Muerte parcial, sin embargo. Recuerdo ya en los años 80 haber comido una gran hamburguesa en el bar del viejo Ritz-Carlton de Central Park South en Nueva York –hoy el Intercontinental–, cuya única extravagancia consistía en sustituir el queso americano por Brie. Hecha de carne jugosa, roja, discretamente especiada, servida en un English muffin ligeramente enmatequillado y tostado, fue no sólo una revelación sino la primera de muchas. Hoy no sólo cualquier buen lugar de carnes anuncia en su menú una o varias hamburguesas sino que proliferan en el mundo las hamburgueserías de calidad, sitios sencillos y no demasiado caros donde disfrutar sus muchas variaciones. En México, frecuento el Barracuda Diner de la colonia Condesa –donde es posible acompañarlas con una Cherry Coke de fuente de sodas, preparada con almíbar– y las dos sucursales de Butcher & Sons –Polanco y Roma–, que las ofrecen en maridaje con gin & tonics “de diseñador”. Y no voy a Guadalajara sin pasarme por Gaspar –en la calle Lerdo de Tejada, casi a espaldas del hotel Demetria– ni a Los Ángeles sin aposentarme en el mostrador de 25 Degrees, merendero del Hollywood Roosevelt en el que invariablemente ordeno una Número Dos –con tomate rostizado, burrata, prosciutto crujiente y pesto– y remato con una malteada de caramelo con sal de mar y Maker’s Mark.

Sin embargo, la mejor hamburguesería ha de estar por fuerza también en Las Vegas y ha de serlo porque ofrece todas las posibilidades de este preparado: las ridículas, las tóxicas, las sublimes, las espartanas. Enclavado en el hotel Mandalay Bay, Burger Bar es un proyecto de Hubert Keller, chef francés acreedor de una estrella Michelin por su restaurante Fleur de Lys en San Francisco. Hay algunas creaciones en el menú, sí, pero lo mejor es la posibilidad de armar las propias a partir de una plétora de combinatorias de los ingredientes de alta calidad que propone un listado.
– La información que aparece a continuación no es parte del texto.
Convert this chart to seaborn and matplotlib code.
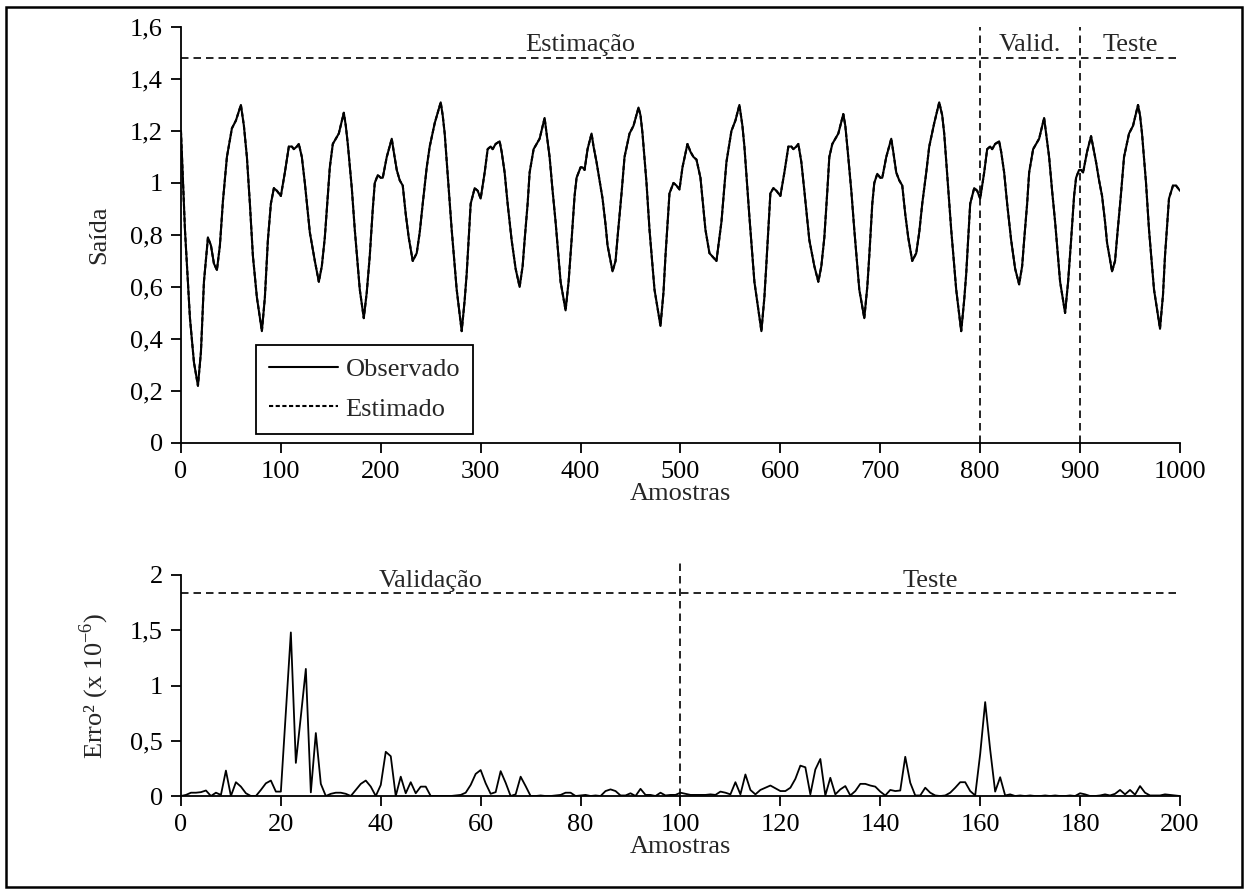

Cierto: cabe la posibilidad suicida y relumbrona de ordenar una hamburguesa de merguez de cordero en pan de papa con ensalada de pasta, jalapeños, queso americano, piña, tocino al pimiento, huevo estrellado y camarones, aderezada con aioli de chipotle y un puñado de trufas, pero también de concebir una de carne Kobe en chapata, con coles de Bruselas, gruyère y reducción de vino tinto y chalotas y, así, alcanzar el nirvana gastronómico y nutricional.

Y en ningún renglón de ese listado figuran recortes de carne magra deshuesados.